==== Records ====

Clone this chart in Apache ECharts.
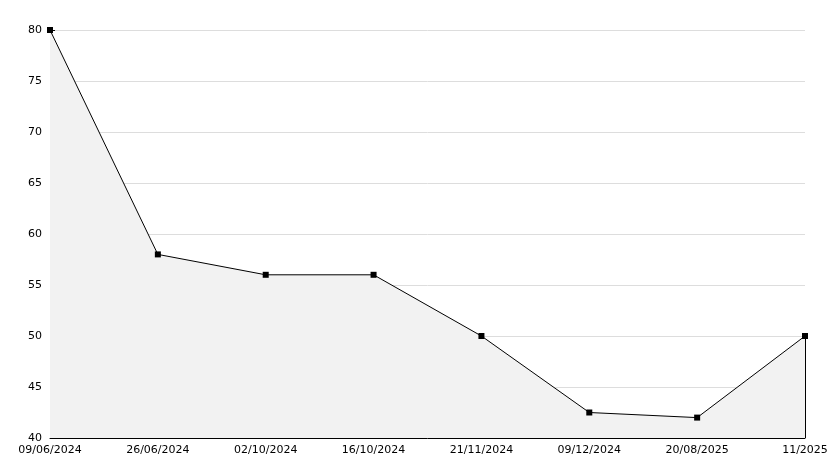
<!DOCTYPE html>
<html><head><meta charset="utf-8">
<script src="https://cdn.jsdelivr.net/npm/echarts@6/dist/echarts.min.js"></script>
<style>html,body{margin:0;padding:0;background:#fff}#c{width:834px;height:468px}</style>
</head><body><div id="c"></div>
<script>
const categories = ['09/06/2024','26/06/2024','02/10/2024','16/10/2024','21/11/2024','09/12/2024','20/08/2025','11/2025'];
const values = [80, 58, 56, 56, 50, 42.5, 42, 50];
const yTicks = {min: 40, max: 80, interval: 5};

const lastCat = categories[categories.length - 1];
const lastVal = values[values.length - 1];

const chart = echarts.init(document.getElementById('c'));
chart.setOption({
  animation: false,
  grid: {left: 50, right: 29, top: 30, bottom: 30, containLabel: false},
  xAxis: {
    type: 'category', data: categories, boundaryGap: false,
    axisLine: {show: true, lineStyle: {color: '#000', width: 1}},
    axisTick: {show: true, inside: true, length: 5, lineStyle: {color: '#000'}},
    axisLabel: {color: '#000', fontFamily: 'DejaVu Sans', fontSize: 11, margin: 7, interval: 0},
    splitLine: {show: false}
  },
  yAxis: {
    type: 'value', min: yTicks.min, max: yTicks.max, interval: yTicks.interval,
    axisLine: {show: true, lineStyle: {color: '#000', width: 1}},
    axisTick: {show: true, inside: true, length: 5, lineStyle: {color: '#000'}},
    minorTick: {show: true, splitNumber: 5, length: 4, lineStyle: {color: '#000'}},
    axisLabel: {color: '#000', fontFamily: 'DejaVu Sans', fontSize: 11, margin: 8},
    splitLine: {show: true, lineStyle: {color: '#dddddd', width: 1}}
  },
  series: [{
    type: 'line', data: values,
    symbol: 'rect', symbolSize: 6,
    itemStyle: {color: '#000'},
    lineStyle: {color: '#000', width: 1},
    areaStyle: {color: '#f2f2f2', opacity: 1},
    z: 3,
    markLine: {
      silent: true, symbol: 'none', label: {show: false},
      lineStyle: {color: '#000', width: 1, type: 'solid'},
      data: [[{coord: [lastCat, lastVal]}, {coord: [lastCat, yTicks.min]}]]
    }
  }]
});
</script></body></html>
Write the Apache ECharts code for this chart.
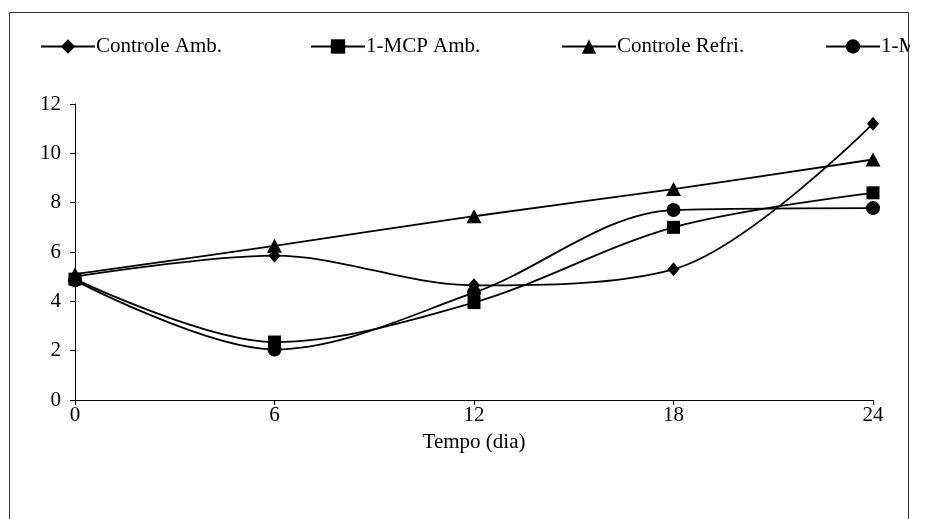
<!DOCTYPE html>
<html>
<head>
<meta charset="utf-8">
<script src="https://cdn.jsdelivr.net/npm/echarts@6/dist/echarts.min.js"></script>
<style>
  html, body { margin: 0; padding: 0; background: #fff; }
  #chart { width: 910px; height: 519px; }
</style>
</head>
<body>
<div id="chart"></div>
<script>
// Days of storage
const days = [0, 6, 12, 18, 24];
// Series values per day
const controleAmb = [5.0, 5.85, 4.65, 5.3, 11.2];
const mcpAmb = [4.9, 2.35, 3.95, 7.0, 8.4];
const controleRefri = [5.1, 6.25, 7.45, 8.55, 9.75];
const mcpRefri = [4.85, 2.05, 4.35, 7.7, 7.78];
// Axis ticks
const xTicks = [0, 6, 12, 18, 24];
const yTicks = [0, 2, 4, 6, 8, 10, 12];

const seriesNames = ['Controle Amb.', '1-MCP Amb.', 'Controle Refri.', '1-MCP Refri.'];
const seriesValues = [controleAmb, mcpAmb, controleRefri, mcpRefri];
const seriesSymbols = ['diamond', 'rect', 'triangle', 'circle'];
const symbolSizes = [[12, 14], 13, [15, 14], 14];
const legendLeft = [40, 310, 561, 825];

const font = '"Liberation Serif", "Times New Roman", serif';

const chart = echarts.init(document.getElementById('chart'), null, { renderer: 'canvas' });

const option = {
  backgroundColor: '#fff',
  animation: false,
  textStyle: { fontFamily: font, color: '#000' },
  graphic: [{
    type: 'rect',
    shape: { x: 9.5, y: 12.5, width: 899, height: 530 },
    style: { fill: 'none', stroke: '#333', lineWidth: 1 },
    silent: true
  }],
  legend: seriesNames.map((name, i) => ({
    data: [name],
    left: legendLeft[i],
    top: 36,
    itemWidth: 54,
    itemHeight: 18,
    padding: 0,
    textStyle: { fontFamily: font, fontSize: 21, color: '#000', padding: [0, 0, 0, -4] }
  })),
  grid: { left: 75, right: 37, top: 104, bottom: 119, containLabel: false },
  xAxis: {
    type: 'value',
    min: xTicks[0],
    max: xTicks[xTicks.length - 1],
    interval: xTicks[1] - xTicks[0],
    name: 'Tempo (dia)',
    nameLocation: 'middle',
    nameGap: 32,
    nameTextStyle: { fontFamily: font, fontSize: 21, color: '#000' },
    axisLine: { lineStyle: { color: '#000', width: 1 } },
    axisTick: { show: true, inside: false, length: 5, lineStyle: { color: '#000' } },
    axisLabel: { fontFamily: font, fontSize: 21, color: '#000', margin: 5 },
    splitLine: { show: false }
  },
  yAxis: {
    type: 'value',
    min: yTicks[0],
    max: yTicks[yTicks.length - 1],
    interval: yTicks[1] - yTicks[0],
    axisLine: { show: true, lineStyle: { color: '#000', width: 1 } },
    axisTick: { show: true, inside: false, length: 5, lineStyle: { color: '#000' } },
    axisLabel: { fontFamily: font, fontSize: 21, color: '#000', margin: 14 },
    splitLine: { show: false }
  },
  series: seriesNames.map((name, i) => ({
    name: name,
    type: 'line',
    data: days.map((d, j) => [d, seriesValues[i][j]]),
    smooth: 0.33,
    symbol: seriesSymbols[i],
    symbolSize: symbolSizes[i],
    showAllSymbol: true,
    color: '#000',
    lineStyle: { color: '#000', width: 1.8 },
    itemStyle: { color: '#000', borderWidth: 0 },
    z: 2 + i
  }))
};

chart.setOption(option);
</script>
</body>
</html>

====

→ **What you are asked to do**: All of the data needs repeating exactly, but the pictures do not.

→ **Correct output**:
Clone this chart in Apache ECharts.
<!DOCTYPE html>
<html><head><meta charset="utf-8">
<script src="https://cdn.jsdelivr.net/npm/echarts@6/dist/echarts.min.js"></script>
<style>html,body{margin:0;padding:0;background:#fff}#c{width:834px;height:468px}</style>
</head><body><div id="c"></div>
<script>
const categories = ['09/06/2024','26/06/2024','02/10/2024','16/10/2024','21/11/2024','09/12/2024','20/08/2025','11/2025'];
const values = [80, 58, 56, 56, 50, 42.5, 42, 50];
const yTicks = {min: 40, max: 80, interval: 5};

const lastCat = categories[categories.length - 1];
const lastVal = values[values.length - 1];

const chart = echarts.init(document.getElementById('c'));
chart.setOption({
  animation: false,
  grid: {left: 50, right: 29, top: 30, bottom: 30, containLabel: false},
  xAxis: {
    type: 'category', data: categories, boundaryGap: false,
    axisLine: {show: true, lineStyle: {color: '#000', width: 1}},
    axisTick: {show: true, inside: true, length: 5, lineStyle: {color: '#000'}},
    axisLabel: {color: '#000', fontFamily: 'DejaVu Sans', fontSize: 11, margin: 7, interval: 0},
    splitLine: {show: false}
  },
  yAxis: {
    type: 'value', min: yTicks.min, max: yTicks.max, interval: yTicks.interval,
    axisLine: {show: true, lineStyle: {color: '#000', width: 1}},
    axisTick: {show: true, inside: true, length: 5, lineStyle: {color: '#000'}},
    minorTick: {show: true, splitNumber: 5, length: 4, lineStyle: {color: '#000'}},
    axisLabel: {color: '#000', fontFamily: 'DejaVu Sans', fontSize: 11, margin: 8},
    splitLine: {show: true, lineStyle: {color: '#dddddd', width: 1}}
  },
  series: [{
    type: 'line', data: values,
    symbol: 'rect', symbolSize: 6,
    itemStyle: {color: '#000'},
    lineStyle: {color: '#000', width: 1},
    areaStyle: {color: '#f2f2f2', opacity: 1},
    z: 3,
    markLine: {
      silent: true, symbol: 'none', label: {show: false},
      lineStyle: {color: '#000', width: 1, type: 'solid'},
      data: [[{coord: [lastCat, lastVal]}, {coord: [lastCat, yTicks.min]}]]
    }
  }]
});
</script></body></html>
Write the Apache ECharts code for this chart.
<!DOCTYPE html>
<html>
<head>
<meta charset="utf-8">
<script src="https://cdn.jsdelivr.net/npm/echarts@6/dist/echarts.min.js"></script>
<style>
  html, body { margin: 0; padding: 0; background: #fff; }
  #chart { width: 910px; height: 519px; }
</style>
</head>
<body>
<div id="chart"></div>
<script>
// Days of storage
const days = [0, 6, 12, 18, 24];
// Series values per day
const controleAmb = [5.0, 5.85, 4.65, 5.3, 11.2];
const mcpAmb = [4.9, 2.35, 3.95, 7.0, 8.4];
const controleRefri = [5.1, 6.25, 7.45, 8.55, 9.75];
const mcpRefri = [4.85, 2.05, 4.35, 7.7, 7.78];
// Axis ticks
const xTicks = [0, 6, 12, 18, 24];
const yTicks = [0, 2, 4, 6, 8, 10, 12];

const seriesNames = ['Controle Amb.', '1-MCP Amb.', 'Controle Refri.', '1-MCP Refri.'];
const seriesValues = [controleAmb, mcpAmb, controleRefri, mcpRefri];
const seriesSymbols = ['diamond', 'rect', 'triangle', 'circle'];
const symbolSizes = [[12, 14], 13, [15, 14], 14];
const legendLeft = [40, 310, 561, 825];

const font = '"Liberation Serif", "Times New Roman", serif';

const chart = echarts.init(document.getElementById('chart'), null, { renderer: 'canvas' });

const option = {
  backgroundColor: '#fff',
  animation: false,
  textStyle: { fontFamily: font, color: '#000' },
  graphic: [{
    type: 'rect',
    shape: { x: 9.5, y: 12.5, width: 899, height: 530 },
    style: { fill: 'none', stroke: '#333', lineWidth: 1 },
    silent: true
  }],
  legend: seriesNames.map((name, i) => ({
    data: [name],
    left: legendLeft[i],
    top: 36,
    itemWidth: 54,
    itemHeight: 18,
    padding: 0,
    textStyle: { fontFamily: font, fontSize: 21, color: '#000', padding: [0, 0, 0, -4] }
  })),
  grid: { left: 75, right: 37, top: 104, bottom: 119, containLabel: false },
  xAxis: {
    type: 'value',
    min: xTicks[0],
    max: xTicks[xTicks.length - 1],
    interval: xTicks[1] - xTicks[0],
    name: 'Tempo (dia)',
    nameLocation: 'middle',
    nameGap: 32,
    nameTextStyle: { fontFamily: font, fontSize: 21, color: '#000' },
    axisLine: { lineStyle: { color: '#000', width: 1 } },
    axisTick: { show: true, inside: false, length: 5, lineStyle: { color: '#000' } },
    axisLabel: { fontFamily: font, fontSize: 21, color: '#000', margin: 5 },
    splitLine: { show: false }
  },
  yAxis: {
    type: 'value',
    min: yTicks[0],
    max: yTicks[yTicks.length - 1],
    interval: yTicks[1] - yTicks[0],
    axisLine: { show: true, lineStyle: { color: '#000', width: 1 } },
    axisTick: { show: true, inside: false, length: 5, lineStyle: { color: '#000' } },
    axisLabel: { fontFamily: font, fontSize: 21, color: '#000', margin: 14 },
    splitLine: { show: false }
  },
  series: seriesNames.map((name, i) => ({
    name: name,
    type: 'line',
    data: days.map((d, j) => [d, seriesValues[i][j]]),
    smooth: 0.33,
    symbol: seriesSymbols[i],
    symbolSize: symbolSizes[i],
    showAllSymbol: true,
    color: '#000',
    lineStyle: { color: '#000', width: 1.8 },
    itemStyle: { color: '#000', borderWidth: 0 },
    z: 2 + i
  }))
};

chart.setOption(option);
</script>
</body>
</html>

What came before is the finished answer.